Warum Mikat und Haugland so bei diesem Stoff versagen, darüber lässt sich nur spekulieren. Vielleicht konnten sich die beiden nicht in die Lebenssituation des Protagonisten hineinversetzen, eine Situation, die damals viele Männer in den Suizid trieb. In der heutigen Zeit, in der kleinste Verletzungen der politischen Korrektheit umfassende virtuelle #Aufschreie auslösen können, kann das Gefühl für Proportionen verloren gehen. Wenn ich spotten wollte, würde ich spekulieren, dass das Empathievermögen der Regisseur*innen und Dramaturg*innen schon erschöpft war, durch ihre Sorge um die Sichtbarmachung der 60+ verschiedenen Geschlechter im Begleitheft und das Platzieren der entsprechenden Sternchen dafür.

Vielleicht ist es auch eine Frage des Alters. Manche Besucher werden die gezeigte Welt noch erlebt haben, viele werden aus erster Hand, von ihren Eltern und Verwandten, einiges gehört haben. Auch ich erinnere mich an viele Sportkameraden meines Vaters, die ohne Arme oder Beine versucht haben, im Versehrtensport ihre Lebensfreude zu bewahren. Und ich erinnere mich an ein Gespräch mit einer älteren Frau über die Zeit in Berlin nach dem Krieg; sie wollte nichts über das Gebaren der russischen Soldateska erzählen, aber das Grauen in ihren Augen sagte alles. Mikat und Haugland sind eine Generation weiter als ich vom Geschehen entfernt und kennen die Zeit vielleicht vornehmlich aus dem Geschichtsunterricht.

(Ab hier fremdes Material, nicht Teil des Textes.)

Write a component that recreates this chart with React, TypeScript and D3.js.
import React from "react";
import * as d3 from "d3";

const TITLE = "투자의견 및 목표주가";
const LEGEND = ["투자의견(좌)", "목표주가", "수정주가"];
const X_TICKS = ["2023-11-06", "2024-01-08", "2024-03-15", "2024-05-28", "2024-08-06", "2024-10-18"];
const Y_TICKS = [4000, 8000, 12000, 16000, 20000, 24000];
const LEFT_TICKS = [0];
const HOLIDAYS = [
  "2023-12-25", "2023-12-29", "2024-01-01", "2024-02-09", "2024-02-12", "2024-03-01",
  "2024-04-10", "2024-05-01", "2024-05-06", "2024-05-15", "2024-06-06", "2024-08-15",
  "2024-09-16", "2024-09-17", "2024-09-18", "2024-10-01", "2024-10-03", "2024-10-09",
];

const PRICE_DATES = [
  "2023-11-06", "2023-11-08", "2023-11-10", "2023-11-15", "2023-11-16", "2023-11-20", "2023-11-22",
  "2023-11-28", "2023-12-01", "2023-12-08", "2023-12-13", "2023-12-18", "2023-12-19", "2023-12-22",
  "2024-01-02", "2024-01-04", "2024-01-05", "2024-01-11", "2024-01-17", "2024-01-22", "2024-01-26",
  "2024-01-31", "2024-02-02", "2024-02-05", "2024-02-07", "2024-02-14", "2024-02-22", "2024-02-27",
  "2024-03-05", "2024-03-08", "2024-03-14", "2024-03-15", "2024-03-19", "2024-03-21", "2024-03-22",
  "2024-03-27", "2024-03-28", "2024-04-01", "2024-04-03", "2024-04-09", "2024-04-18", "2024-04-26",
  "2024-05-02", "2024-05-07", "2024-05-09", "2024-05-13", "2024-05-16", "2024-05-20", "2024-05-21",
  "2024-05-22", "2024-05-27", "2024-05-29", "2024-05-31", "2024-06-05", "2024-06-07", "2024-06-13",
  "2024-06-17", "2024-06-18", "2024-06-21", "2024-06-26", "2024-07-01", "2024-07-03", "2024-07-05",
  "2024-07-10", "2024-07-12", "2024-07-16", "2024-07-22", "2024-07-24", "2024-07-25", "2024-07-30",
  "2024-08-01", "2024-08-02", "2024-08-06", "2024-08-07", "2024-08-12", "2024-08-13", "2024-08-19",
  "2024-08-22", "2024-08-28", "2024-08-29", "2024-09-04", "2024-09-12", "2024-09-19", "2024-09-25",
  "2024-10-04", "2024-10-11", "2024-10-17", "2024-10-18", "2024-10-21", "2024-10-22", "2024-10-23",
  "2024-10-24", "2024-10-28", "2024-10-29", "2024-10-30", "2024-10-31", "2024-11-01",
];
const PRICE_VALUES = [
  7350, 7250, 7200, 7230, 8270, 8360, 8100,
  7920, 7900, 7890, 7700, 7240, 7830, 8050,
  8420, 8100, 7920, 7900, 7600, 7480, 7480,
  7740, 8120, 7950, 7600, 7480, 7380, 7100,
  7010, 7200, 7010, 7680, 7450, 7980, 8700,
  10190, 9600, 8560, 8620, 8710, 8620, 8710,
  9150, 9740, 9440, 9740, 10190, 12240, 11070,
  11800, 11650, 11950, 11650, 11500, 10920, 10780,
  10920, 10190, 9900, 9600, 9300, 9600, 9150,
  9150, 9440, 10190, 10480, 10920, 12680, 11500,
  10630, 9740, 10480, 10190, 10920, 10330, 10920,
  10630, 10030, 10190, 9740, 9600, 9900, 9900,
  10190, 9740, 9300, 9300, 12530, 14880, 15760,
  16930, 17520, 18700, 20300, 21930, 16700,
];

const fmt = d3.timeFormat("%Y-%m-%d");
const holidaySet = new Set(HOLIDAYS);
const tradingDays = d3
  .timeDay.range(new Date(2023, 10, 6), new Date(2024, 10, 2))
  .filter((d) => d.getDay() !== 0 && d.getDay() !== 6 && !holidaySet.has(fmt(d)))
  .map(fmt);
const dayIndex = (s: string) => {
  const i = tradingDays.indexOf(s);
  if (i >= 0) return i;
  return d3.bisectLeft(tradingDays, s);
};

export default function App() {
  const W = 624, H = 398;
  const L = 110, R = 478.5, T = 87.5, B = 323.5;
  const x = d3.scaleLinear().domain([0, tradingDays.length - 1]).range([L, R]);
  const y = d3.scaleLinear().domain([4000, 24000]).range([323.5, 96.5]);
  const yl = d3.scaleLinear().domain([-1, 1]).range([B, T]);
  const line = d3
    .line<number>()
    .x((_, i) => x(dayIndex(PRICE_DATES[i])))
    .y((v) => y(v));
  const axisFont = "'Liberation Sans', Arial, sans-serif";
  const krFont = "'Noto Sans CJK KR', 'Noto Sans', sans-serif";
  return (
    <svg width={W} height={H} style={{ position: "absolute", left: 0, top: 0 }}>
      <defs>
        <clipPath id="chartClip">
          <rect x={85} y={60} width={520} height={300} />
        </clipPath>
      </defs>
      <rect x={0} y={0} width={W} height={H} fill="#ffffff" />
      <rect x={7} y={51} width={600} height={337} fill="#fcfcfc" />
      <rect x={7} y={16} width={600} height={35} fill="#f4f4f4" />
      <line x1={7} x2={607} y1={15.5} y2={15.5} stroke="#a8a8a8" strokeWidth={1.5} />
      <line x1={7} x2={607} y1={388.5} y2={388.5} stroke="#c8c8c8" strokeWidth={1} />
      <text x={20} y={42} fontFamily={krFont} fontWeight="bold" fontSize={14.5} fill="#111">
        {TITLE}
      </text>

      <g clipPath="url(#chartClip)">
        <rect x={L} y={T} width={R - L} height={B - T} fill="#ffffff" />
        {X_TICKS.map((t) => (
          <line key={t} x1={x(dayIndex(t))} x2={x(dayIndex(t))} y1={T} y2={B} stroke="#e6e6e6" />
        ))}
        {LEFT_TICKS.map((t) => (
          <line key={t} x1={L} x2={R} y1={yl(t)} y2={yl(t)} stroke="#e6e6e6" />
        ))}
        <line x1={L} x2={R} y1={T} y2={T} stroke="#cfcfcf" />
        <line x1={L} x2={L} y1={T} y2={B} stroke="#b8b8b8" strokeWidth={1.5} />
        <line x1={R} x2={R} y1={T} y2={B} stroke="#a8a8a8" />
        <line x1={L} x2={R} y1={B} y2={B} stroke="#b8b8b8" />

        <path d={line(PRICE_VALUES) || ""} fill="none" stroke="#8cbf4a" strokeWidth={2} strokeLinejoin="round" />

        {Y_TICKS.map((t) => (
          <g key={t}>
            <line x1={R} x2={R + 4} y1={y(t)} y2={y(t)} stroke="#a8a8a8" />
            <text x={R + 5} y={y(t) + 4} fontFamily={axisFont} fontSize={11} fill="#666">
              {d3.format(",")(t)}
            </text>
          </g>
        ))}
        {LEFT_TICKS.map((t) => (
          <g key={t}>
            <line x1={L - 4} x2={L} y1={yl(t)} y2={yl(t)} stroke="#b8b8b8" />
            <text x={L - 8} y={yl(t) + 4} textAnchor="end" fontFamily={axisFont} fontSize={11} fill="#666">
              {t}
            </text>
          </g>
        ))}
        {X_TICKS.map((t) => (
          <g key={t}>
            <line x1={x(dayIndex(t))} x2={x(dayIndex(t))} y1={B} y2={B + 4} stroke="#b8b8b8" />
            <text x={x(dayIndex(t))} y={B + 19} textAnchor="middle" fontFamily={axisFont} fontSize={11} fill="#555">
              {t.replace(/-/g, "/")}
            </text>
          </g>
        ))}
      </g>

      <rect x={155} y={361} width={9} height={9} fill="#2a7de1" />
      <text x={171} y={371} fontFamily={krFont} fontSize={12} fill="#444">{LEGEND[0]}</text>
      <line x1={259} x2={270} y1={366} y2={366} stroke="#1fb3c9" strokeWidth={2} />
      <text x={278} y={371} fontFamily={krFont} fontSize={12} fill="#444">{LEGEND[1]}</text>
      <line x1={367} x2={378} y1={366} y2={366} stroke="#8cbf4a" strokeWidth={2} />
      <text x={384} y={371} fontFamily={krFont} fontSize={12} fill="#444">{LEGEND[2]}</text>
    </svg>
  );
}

Vielleicht hatten die beiden aber auch einfach Angst vor dem, was herauskäme, würde man den Beckmann glaubwürdig auftreten lassen. Man stelle sich vor, Steven Spielberg würde den Stoff verarbeiten, so wie Schindlers Liste. (Was er aber nie tun würde, denn es fehlt das Positive, es fehlt ja ganz und gar in dem Text. Aber nur mal wenn.) Was, wenn der Zuschauer mit dem Antihelden mitfühlt und mitfiebert? Wo ist da Gut und wo Böse? Beckmann ist Soldat und Soldaten sind Mörder, wie das Programmheft Tucholsky sprechen lässt. Dann müsste man einer Vielschichtigkeit ins Auge sehen, die im heutigen Twittergeschrei, in den Relotiaden, im Auftrumpfen der Populisten aller Parteien und im Sensations- und Empörungsjournalismus gnadenlos untergeht.

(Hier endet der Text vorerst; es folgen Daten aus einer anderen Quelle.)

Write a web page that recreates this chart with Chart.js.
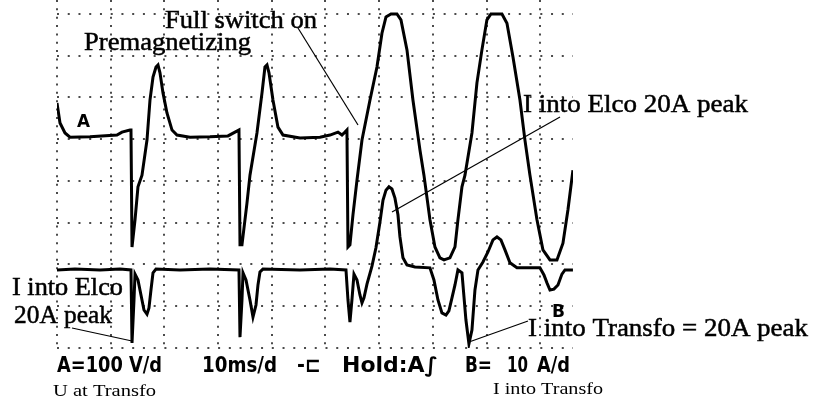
<!DOCTYPE html>
<html>
<head>
<meta charset="utf-8">
<script src="https://cdn.jsdelivr.net/npm/chart.js@4.4.0/dist/chart.umd.min.js"></script>
<style>
  body { margin: 0; background: #fff; }
  #wrap { width: 825px; height: 403px; }
</style>
</head>
<body>
<div id="wrap"><canvas id="scope" width="825" height="403"></canvas></div>
<script>
// time axis in ms (10 ms/div), vertical axis in screen divisions
const timeA = [0, 0.56, 1.49, 2.42, 6.15, 11.17, 12.10, 13.59, 13.78, 13.97, 14.15, 14.53, 15.08, 15.83, 16.76, 17.32, 17.88, 18.44, 18.81, 19.18, 19.74, 20.48, 21.42, 22.35, 24.77, 28.49, 31.84, 33.15, 33.89, 34.08, 34.45, 35.38, 35.94, 37.24, 38.18, 38.73, 39.11, 39.48, 40.22, 41.15, 42.09, 45.25, 48.98, 50.84, 52.33, 53.07, 53.63, 54.00, 54.19, 54.56, 55.12, 55.87, 56.80, 58.29, 59.59, 60.52, 61.27, 62.20, 63.31, 64.06, 65.18, 66.29, 67.60, 68.34, 69.46, 70.39, 71.32, 72.07, 73.18, 74.12, 74.67, 75.42, 75.98, 77.28, 78.21, 79.14, 80.07, 80.82, 82.87, 83.80, 84.92, 86.22, 87.15, 88.08, 89.39, 90.50, 91.81, 93.11, 94.23, 95.16, 96.09];
const traceA = [5.87, 5.39, 5.15, 5.05, 5.06, 5.10, 5.17, 5.22, 5.22, 2.42, 2.42, 3.07, 3.86, 4.14, 4.98, 5.94, 6.49, 6.73, 6.78, 6.59, 6.11, 5.63, 5.22, 5.10, 5.05, 5.06, 5.08, 5.17, 5.22, 2.47, 2.47, 3.47, 4.14, 5.15, 6.11, 6.73, 6.78, 6.59, 5.94, 5.29, 5.10, 5.03, 5.05, 5.10, 5.17, 5.10, 5.17, 5.22, 2.42, 2.47, 3.19, 4.02, 4.98, 5.94, 6.73, 7.54, 7.93, 8.00, 8.00, 7.86, 7.14, 5.94, 4.74, 4.14, 3.07, 2.42, 2.16, 2.11, 2.16, 2.42, 3.07, 3.86, 4.14, 5.15, 6.35, 7.14, 7.86, 8.00, 8.00, 7.78, 6.97, 5.94, 4.98, 4.14, 3.07, 2.35, 2.11, 2.11, 2.51, 3.31, 4.26];

const timeB = [0, 3.35, 8.01, 11.73, 13.78, 13.97, 14.34, 14.53, 15.08, 15.64, 16.20, 16.76, 17.13, 17.50, 17.88, 18.44, 22.91, 28.49, 33.89, 34.08, 34.45, 34.64, 35.20, 35.94, 36.50, 37.06, 37.43, 37.80, 38.36, 45.25, 50.84, 53.82, 54.19, 54.56, 54.93, 55.31, 55.87, 56.42, 56.80, 57.17, 57.73, 58.66, 59.40, 60.15, 60.71, 61.27, 61.82, 62.38, 62.94, 63.50, 63.87, 64.43, 65.18, 66.67, 69.46, 70.20, 70.95, 71.69, 72.44, 72.99, 73.56, 74.12, 74.67, 75.42, 76.16, 76.72, 77.28, 77.84, 78.40, 79.33, 80.26, 81.19, 81.94, 82.68, 83.43, 84.36, 85.66, 89.94, 90.69, 91.25, 91.81, 92.55, 93.30, 94.04, 94.60, 96.09];
const traceB = [1.87, 1.89, 1.87, 1.89, 1.87, 0.12, 1.15, 1.77, 1.63, 1.27, 0.91, 0.81, 0.96, 1.39, 1.80, 1.89, 1.87, 1.89, 1.87, 0.26, 1.15, 1.80, 1.63, 1.15, 0.74, 1.03, 1.51, 1.82, 1.89, 1.87, 1.89, 1.87, 1.15, 0.62, 1.15, 1.77, 1.63, 1.27, 1.08, 1.20, 1.53, 1.96, 2.40, 3.02, 3.54, 3.78, 3.86, 3.81, 3.59, 3.19, 2.66, 2.16, 1.99, 1.94, 1.92, 1.63, 1.15, 0.84, 0.79, 0.89, 1.20, 1.51, 1.87, 1.80, 0.67, 0.10, 0.43, 1.39, 1.87, 2.06, 2.30, 2.59, 2.66, 2.59, 2.35, 2.04, 1.92, 1.92, 1.75, 1.56, 1.39, 1.41, 1.51, 1.77, 1.87, 1.87];

const timeMax = 96.1;
const divMax = 8.335;

function toPoints(xs, ys) {
    return xs.map((x, i) => ({x: x, y: ys[i]}));
}

// draw text squeezed/stretched to a given width, with a thin outline to darken it
function fitText(ctx, str, x, y, font, width, outline) {
    ctx.save();
    ctx.font = font;
    const w = ctx.measureText(str).width;
    ctx.translate(x, y);
    ctx.scale(width / w, 1);
    ctx.fillText(str, 0, 0);
    if (outline) {
        ctx.lineWidth = outline;
        ctx.strokeText(str, 0, 0);
    }
    ctx.restore();
}

function line(ctx, x1, y1, x2, y2) {
    ctx.beginPath();
    ctx.moveTo(x1, y1);
    ctx.lineTo(x2, y2);
    ctx.stroke();
}

const labels = {
    id: 'labels',
    afterDraw(chart) {
        const ctx = chart.ctx;
        ctx.save();
        ctx.fillStyle = '#000';
        ctx.strokeStyle = '#000';
        ctx.lineWidth = 1;
        ctx.textBaseline = 'alphabetic';

        const serif = '26px "Liberation Serif"';
        fitText(ctx, 'Full switch on', 165, 28, serif, 152, 0.5);
        fitText(ctx, 'Premagnetizing', 84, 50, serif, 167, 0.5);
        fitText(ctx, 'I into Elco 20A peak', 523, 112, serif, 225, 0.5);
        fitText(ctx, 'I into Elco', 12, 295, serif, 111, 0.5);
        fitText(ctx, '20A peak', 14, 323, serif, 98, 0.5);
        fitText(ctx, 'I into Transfo = 20A peak', 528, 336, serif, 280, 0.5);
        fitText(ctx, 'U at Transfo', 53, 396, '16px "Liberation Serif"', 103);
        fitText(ctx, 'I into Transfo', 493, 394, '16px "Liberation Serif"', 110);

        ctx.lineWidth = 1.2;
        line(ctx, 298, 28, 358, 125);
        line(ctx, 560, 117, 392, 212);
        line(ctx, 72, 328, 132, 341);
        line(ctx, 528, 321, 469, 342);

        // scope channel markers and status line
        const bold = 'bold 18px "DejaVu Sans"';
        fitText(ctx, 'A', 77, 127, bold, 13);
        fitText(ctx, 'B', 552, 317, bold, 13);
        const status = 'bold 21px "DejaVu Sans"';
        fitText(ctx, 'A=100 V/d', 57, 372, status, 105);
        fitText(ctx, '10ms/d', 202, 372, status, 75);
        fitText(ctx, '-⊏', 297, 372, status, 24);
        fitText(ctx, 'Hold:A∫', 342, 372, status, 96);
        fitText(ctx, 'B=', 465, 372, status, 27);
        fitText(ctx, '10', 507, 372, status, 21);
        fitText(ctx, 'A/d', 537, 372, status, 33);
        ctx.restore();
    }
};

const ctx = document.getElementById('scope').getContext('2d');
const scopeChart = new Chart(ctx, {
    type: 'line',
    data: {
        datasets: [{
            label: 'U at Transfo',
            data: toPoints(timeA, traceA),
            borderColor: '#000',
            borderWidth: 3,
            pointRadius: 0,
            tension: 0
        }, {
            label: 'I into Transfo',
            data: toPoints(timeB, traceB),
            borderColor: '#000',
            borderWidth: 3,
            pointRadius: 0,
            tension: 0
        }]
    },
    options: {
        responsive: false,
        animation: false,
        layout: {
            padding: {left: 57, right: 252, top: 0, bottom: 55}
        },
        plugins: {
            legend: {display: false},
            tooltip: {enabled: false}
        },
        scales: {
            x: {
                type: 'linear',
                min: 0,
                max: timeMax,
                ticks: {display: false, stepSize: 10, includeBounds: false},
                grid: {color: 'rgba(30,30,30,0.8)', lineWidth: 2, drawTicks: false},
                border: {display: false, dash: [2, 6.35]}
            },
            y: {
                min: 0,
                max: divMax,
                ticks: {display: false, stepSize: 1, includeBounds: false},
                grid: {color: 'rgba(30,30,30,0.8)', lineWidth: 2, drawTicks: false},
                border: {display: false, dash: [2, 8.74]}
            }
        }
    },
    plugins: [labels]
});
</script>
</body>
</html>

Daniel Grünauer verwies bei seiner Premierenansprache auf die Dokumentation der Borchert-Aufführung von 1956, die das Theater zusammengestellt hat. Abgesehen von dem Einleitungstext ist diese Broschüre absolut lesenswert und gibt einen Eindruck von der Sprengkraft, die der Stoff entfalten kann, und von dem die aktuelle Inszenierung leider nichts hat. Damals hatten 15 Zuschauer unter Protest die Vorführung verlassen und es hatte sich ein veritabler Skandal daraus entwickelt, u.a. weil der damalige OB Knapp sich entschloss, den Intendanten Kreibig „[…] um die Erwägung der Absetzung des Stückes zu bitten“. Ja, das hat eine gewisse Parallele zu dem Geschehen um „Mein Kampf“ im letzten Jahr. Doch: Im Vergleich zum kultivierten Umgang in den Fünfzigerjahren, wirkt das kürzliche Auftreten des Bürgermeisters Dr. Osner umso peinlicher.

Der junge Chefdramaturg setzt der Geschichtsvergessenheit dann noch ein letztes Krönchen auf, wenn er am Ende seiner Ansprache nach der Premiere mit großer Geste die Menschen in jene teilt, die nach vorne schauen und jene, die zurückblicken, also den kleinen Honecker gibt („Vorwärts immer, rückwärts nimmer“). Ja, dann könnte es einem ob des Propagandatons gruseln, wenn dies nicht so furchtbar provinziell wäre.  Doch gebe ich die Hoffnung nicht auf, dass Herr Grünauer irgendwann zurückblickt und erkennt, dass das Weltgeschehen viel weniger schwarzweiß ist, als er es sich denkt.